Problem
Make an exact copy of all the entries, with the pictures left out.

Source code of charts
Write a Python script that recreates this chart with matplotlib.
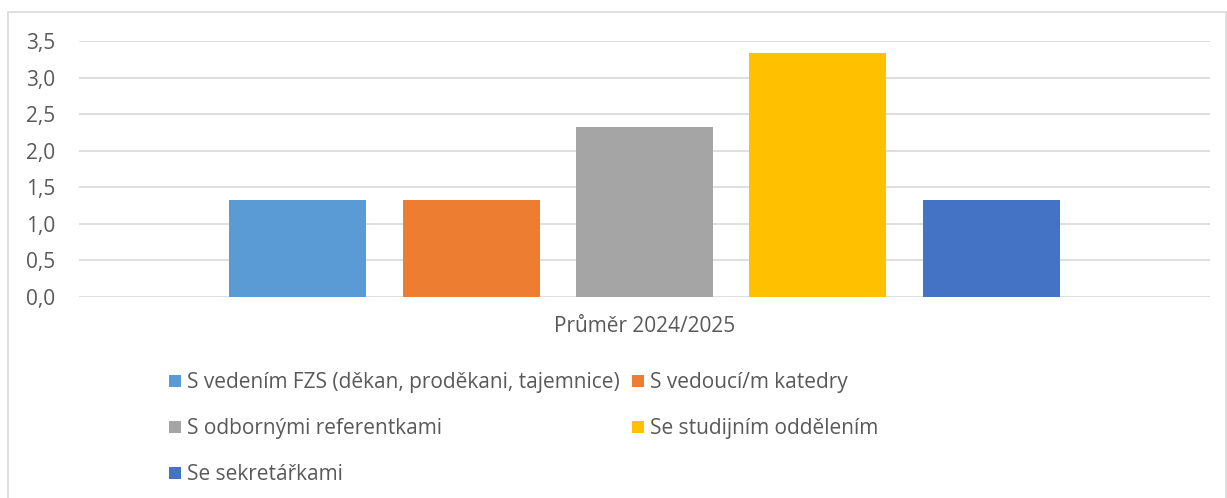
import matplotlib.pyplot as plt
from matplotlib.patches import Rectangle

# data
series = ["S vedením FZS (děkan, proděkani, tajemnice)", "S vedoucí/m katedry",
          "S odbornými referentkami", "Se studijním oddělením", "Se sekretářkami"]
values = [1.33, 1.33, 2.33, 3.33, 1.33]
colors = ["#5B9BD5", "#ED7D31", "#A5A5A5", "#FFC000", "#4472C4"]
category = "Průměr 2024/2025"
yticks = [0.0, 0.5, 1.0, 1.5, 2.0, 2.5, 3.0, 3.5]

plt.rcParams['font.family'] = ['Open Sans', 'DejaVu Sans']
text_color = '#595959'
grid_color = '#D9D9D9'
fs = 15

W, H = 1227, 498
fig = plt.figure(figsize=(W / 100, H / 100), dpi=100)
ax = fig.add_axes([79 / W, 1 - 297 / H, (1210 - 79) / W, (297 - 41) / H])

bars = []
for i, (name, v, c) in enumerate(zip(series, values, colors)):
    bars.append(ax.bar(i, v, width=0.79, color=c, label=name, zorder=3))

ax.set_xlim(-1.26, 5.26)
ax.set_ylim(0, 3.5)
ax.set_yticks(yticks)
ax.set_yticklabels([f"{t:.1f}".replace('.', ',') for t in yticks],
                   fontsize=fs, color=text_color)
ax.set_xticks([])
ax.tick_params(axis='y', length=0, pad=17)
for s in ax.spines.values():
    s.set_visible(False)
ax.grid(axis='y', color=grid_color, linewidth=1.2, zorder=0)

fig.text(645 / W, 1 - 327 / H, category, ha='center', va='center',
         fontsize=fs, color=text_color)

# Excel fills legend row-wise, matplotlib column-wise: reorder
order = [0, 2, 4, 1, 3]
leg = fig.legend([bars[i] for i in order], [series[i] for i in order],
                 ncol=2, loc='upper left', bbox_to_anchor=(161 / W, 1 - 364 / H),
                 frameon=False, fontsize=fs, handlelength=0.58, handleheight=0.58,
                 handletextpad=0.29, columnspacing=0.55, labelspacing=1.2,
                 borderaxespad=0)
for t in leg.get_texts():
    t.set_color(text_color)

# chart area border
fig.patches.append(Rectangle((8 / W, -0.05), (1226 - 8) / W, 1.05 - 12 / H,
                             transform=fig.transFigure, fill=False,
                             edgecolor=grid_color, linewidth=1.2))

fig.savefig('out.png', dpi=100)
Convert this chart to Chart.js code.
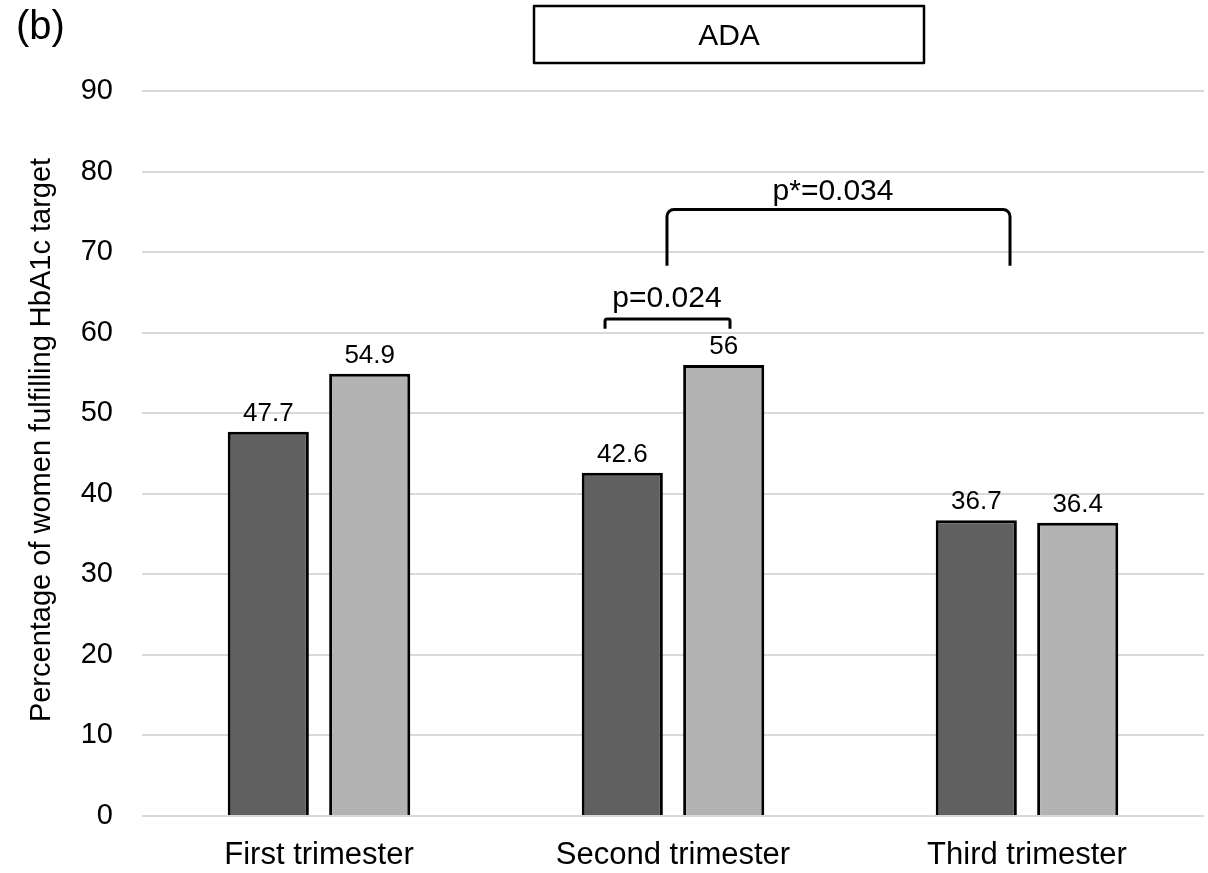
<!DOCTYPE html>
<html>
<head>
<meta charset="utf-8">
<script src="https://cdn.jsdelivr.net/npm/chart.js@4.4.1/dist/chart.umd.min.js"></script>
<style>
  body { margin: 0; background: #fff; }
  #wrap { width: 1208px; height: 873px; }
</style>
</head>
<body>
<div id="wrap"><canvas id="myChart"></canvas></div>
<script>
const FONT = "'Liberation Sans', Arial, sans-serif";

// data
const categories = ["First trimester", "Second trimester", "Third trimester"];
const seriesA = [47.7, 42.6, 36.7];
const seriesB = [54.9, 56, 36.4];
const yTicks = [0, 10, 20, 30, 40, 50, 60, 70, 80, 90];
const yTitle = "Percentage of women fulfilling HbA1c target";
const panelLabel = "(b)";
const boxTitle = "ADA";

// significance brackets (x in category units, y in data units)
const brackets = [
    { x1: 0.808, x2: 1.161, top: 61.7, end: 60.5, label: "p=0.024", lx: 0.983, ly: 63.2, r: 2 },
    { x1: 0.983, x2: 1.952, top: 75.3, end: 68.3, label: "p*=0.034", lx: 1.452, ly: 76.5, r: 7 }
];

// value labels + brackets + box
const annotate = {
    id: "annotate",
    afterDatasetsDraw(chart) {
        const ctx = chart.ctx;
        const xs = chart.scales.x, ys = chart.scales.y;
        ctx.save();
        ctx.fillStyle = "#000";
        ctx.textAlign = "center";
        ctx.textBaseline = "alphabetic";
        ctx.font = "26px " + FONT;
        chart.data.datasets.forEach((ds, i) => {
            chart.getDatasetMeta(i).data.forEach((bar, j) => {
                ctx.fillText(String(ds.data[j]), bar.x, bar.y - 11);
            });
        });

        ctx.strokeStyle = "#000";
        ctx.lineWidth = 3;
        ctx.lineJoin = "round";
        ctx.font = "30px " + FONT;
        for (const b of brackets) {
            const x1 = xs.getPixelForValue(b.x1), x2 = xs.getPixelForValue(b.x2);
            const yt = ys.getPixelForValue(b.top), ye = ys.getPixelForValue(b.end);
            ctx.beginPath();
            ctx.moveTo(x1, ye);
            ctx.arcTo(x1, yt, x2, yt, b.r);
            ctx.arcTo(x2, yt, x2, ye, b.r);
            ctx.lineTo(x2, ye);
            ctx.stroke();
            ctx.fillText(b.label, xs.getPixelForValue(b.lx), ys.getPixelForValue(b.ly));
        }

        // panel letter and ADA box
        ctx.textAlign = "left";
        ctx.font = "40px " + FONT;
        ctx.fillText(panelLabel, 16, 39);
        ctx.lineWidth = 2.5;
        ctx.strokeRect(534, 6, 390, 57);
        ctx.textAlign = "center";
        ctx.font = "30px " + FONT;
        ctx.fillText(boxTitle, 729, 45);

        // y axis title
        ctx.translate(42, 440);
        ctx.rotate(-Math.PI / 2);
        ctx.font = "29px " + FONT;
        ctx.textBaseline = "middle";
        ctx.fillText(yTitle, 0, 0);
        ctx.restore();
    }
};

const ctx = document.getElementById("myChart").getContext("2d");

const chart = new Chart(ctx, {
    type: "bar",
    data: {
        labels: categories,
        datasets: [
            { label: "A", data: seriesA, backgroundColor: "#606060", borderColor: "#000", borderWidth: 3 },
            { label: "B", data: seriesB, backgroundColor: "#b3b3b3", borderColor: "#000", borderWidth: 3 }
        ]
    },
    options: {
        responsive: true,
        maintainAspectRatio: false,
        animation: false,
        categoryPercentage: 0.573,
        barPercentage: 0.8,
        layout: { padding: { top: 91, right: 4, left: 0, bottom: 0 } },
        plugins: { legend: { display: false }, tooltip: { enabled: false } },
        scales: {
            x: {
                grid: { display: false },
                border: { display: false },
                ticks: { color: "#000", font: { family: FONT, size: 31 }, padding: 13 },
                afterFit(s) { s.height = 57; }
            },
            y: {
                min: 0,
                max: 90,
                afterBuildTicks(s) { s.ticks = yTicks.map(v => ({ value: v })); },
                grid: { color: "#d9d9d9", lineWidth: 2, drawTicks: false },
                border: { display: false },
                ticks: { color: "#000", font: { family: FONT, size: 29 }, padding: 29 },
                afterFit(s) { s.width = 142; }
            }
        }
    },
    plugins: [annotate]
});
</script>
</body>
</html>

Result of this exercise
Write a Python script that recreates this chart with matplotlib.
import matplotlib.pyplot as plt
from matplotlib.patches import Rectangle

# data
series = ["S vedením FZS (děkan, proděkani, tajemnice)", "S vedoucí/m katedry",
          "S odbornými referentkami", "Se studijním oddělením", "Se sekretářkami"]
values = [1.33, 1.33, 2.33, 3.33, 1.33]
colors = ["#5B9BD5", "#ED7D31", "#A5A5A5", "#FFC000", "#4472C4"]
category = "Průměr 2024/2025"
yticks = [0.0, 0.5, 1.0, 1.5, 2.0, 2.5, 3.0, 3.5]

plt.rcParams['font.family'] = ['Open Sans', 'DejaVu Sans']
text_color = '#595959'
grid_color = '#D9D9D9'
fs = 15

W, H = 1227, 498
fig = plt.figure(figsize=(W / 100, H / 100), dpi=100)
ax = fig.add_axes([79 / W, 1 - 297 / H, (1210 - 79) / W, (297 - 41) / H])

bars = []
for i, (name, v, c) in enumerate(zip(series, values, colors)):
    bars.append(ax.bar(i, v, width=0.79, color=c, label=name, zorder=3))

ax.set_xlim(-1.26, 5.26)
ax.set_ylim(0, 3.5)
ax.set_yticks(yticks)
ax.set_yticklabels([f"{t:.1f}".replace('.', ',') for t in yticks],
                   fontsize=fs, color=text_color)
ax.set_xticks([])
ax.tick_params(axis='y', length=0, pad=17)
for s in ax.spines.values():
    s.set_visible(False)
ax.grid(axis='y', color=grid_color, linewidth=1.2, zorder=0)

fig.text(645 / W, 1 - 327 / H, category, ha='center', va='center',
         fontsize=fs, color=text_color)

# Excel fills legend row-wise, matplotlib column-wise: reorder
order = [0, 2, 4, 1, 3]
leg = fig.legend([bars[i] for i in order], [series[i] for i in order],
                 ncol=2, loc='upper left', bbox_to_anchor=(161 / W, 1 - 364 / H),
                 frameon=False, fontsize=fs, handlelength=0.58, handleheight=0.58,
                 handletextpad=0.29, columnspacing=0.55, labelspacing=1.2,
                 borderaxespad=0)
for t in leg.get_texts():
    t.set_color(text_color)

# chart area border
fig.patches.append(Rectangle((8 / W, -0.05), (1226 - 8) / W, 1.05 - 12 / H,
                             transform=fig.transFigure, fill=False,
                             edgecolor=grid_color, linewidth=1.2))

fig.savefig('out.png', dpi=100)
Convert this chart to Chart.js code.
<!DOCTYPE html>
<html>
<head>
<meta charset="utf-8">
<script src="https://cdn.jsdelivr.net/npm/chart.js@4.4.1/dist/chart.umd.min.js"></script>
<style>
  body { margin: 0; background: #fff; }
  #wrap { width: 1208px; height: 873px; }
</style>
</head>
<body>
<div id="wrap"><canvas id="myChart"></canvas></div>
<script>
const FONT = "'Liberation Sans', Arial, sans-serif";

// data
const categories = ["First trimester", "Second trimester", "Third trimester"];
const seriesA = [47.7, 42.6, 36.7];
const seriesB = [54.9, 56, 36.4];
const yTicks = [0, 10, 20, 30, 40, 50, 60, 70, 80, 90];
const yTitle = "Percentage of women fulfilling HbA1c target";
const panelLabel = "(b)";
const boxTitle = "ADA";

// significance brackets (x in category units, y in data units)
const brackets = [
    { x1: 0.808, x2: 1.161, top: 61.7, end: 60.5, label: "p=0.024", lx: 0.983, ly: 63.2, r: 2 },
    { x1: 0.983, x2: 1.952, top: 75.3, end: 68.3, label: "p*=0.034", lx: 1.452, ly: 76.5, r: 7 }
];

// value labels + brackets + box
const annotate = {
    id: "annotate",
    afterDatasetsDraw(chart) {
        const ctx = chart.ctx;
        const xs = chart.scales.x, ys = chart.scales.y;
        ctx.save();
        ctx.fillStyle = "#000";
        ctx.textAlign = "center";
        ctx.textBaseline = "alphabetic";
        ctx.font = "26px " + FONT;
        chart.data.datasets.forEach((ds, i) => {
            chart.getDatasetMeta(i).data.forEach((bar, j) => {
                ctx.fillText(String(ds.data[j]), bar.x, bar.y - 11);
            });
        });

        ctx.strokeStyle = "#000";
        ctx.lineWidth = 3;
        ctx.lineJoin = "round";
        ctx.font = "30px " + FONT;
        for (const b of brackets) {
            const x1 = xs.getPixelForValue(b.x1), x2 = xs.getPixelForValue(b.x2);
            const yt = ys.getPixelForValue(b.top), ye = ys.getPixelForValue(b.end);
            ctx.beginPath();
            ctx.moveTo(x1, ye);
            ctx.arcTo(x1, yt, x2, yt, b.r);
            ctx.arcTo(x2, yt, x2, ye, b.r);
            ctx.lineTo(x2, ye);
            ctx.stroke();
            ctx.fillText(b.label, xs.getPixelForValue(b.lx), ys.getPixelForValue(b.ly));
        }

        // panel letter and ADA box
        ctx.textAlign = "left";
        ctx.font = "40px " + FONT;
        ctx.fillText(panelLabel, 16, 39);
        ctx.lineWidth = 2.5;
        ctx.strokeRect(534, 6, 390, 57);
        ctx.textAlign = "center";
        ctx.font = "30px " + FONT;
        ctx.fillText(boxTitle, 729, 45);

        // y axis title
        ctx.translate(42, 440);
        ctx.rotate(-Math.PI / 2);
        ctx.font = "29px " + FONT;
        ctx.textBaseline = "middle";
        ctx.fillText(yTitle, 0, 0);
        ctx.restore();
    }
};

const ctx = document.getElementById("myChart").getContext("2d");

const chart = new Chart(ctx, {
    type: "bar",
    data: {
        labels: categories,
        datasets: [
            { label: "A", data: seriesA, backgroundColor: "#606060", borderColor: "#000", borderWidth: 3 },
            { label: "B", data: seriesB, backgroundColor: "#b3b3b3", borderColor: "#000", borderWidth: 3 }
        ]
    },
    options: {
        responsive: true,
        maintainAspectRatio: false,
        animation: false,
        categoryPercentage: 0.573,
        barPercentage: 0.8,
        layout: { padding: { top: 91, right: 4, left: 0, bottom: 0 } },
        plugins: { legend: { display: false }, tooltip: { enabled: false } },
        scales: {
            x: {
                grid: { display: false },
                border: { display: false },
                ticks: { color: "#000", font: { family: FONT, size: 31 }, padding: 13 },
                afterFit(s) { s.height = 57; }
            },
            y: {
                min: 0,
                max: 90,
                afterBuildTicks(s) { s.ticks = yTicks.map(v => ({ value: v })); },
                grid: { color: "#d9d9d9", lineWidth: 2, drawTicks: false },
                border: { display: false },
                ticks: { color: "#000", font: { family: FONT, size: 29 }, padding: 29 },
                afterFit(s) { s.width = 142; }
            }
        }
    },
    plugins: [annotate]
});
</script>
</body>
</html>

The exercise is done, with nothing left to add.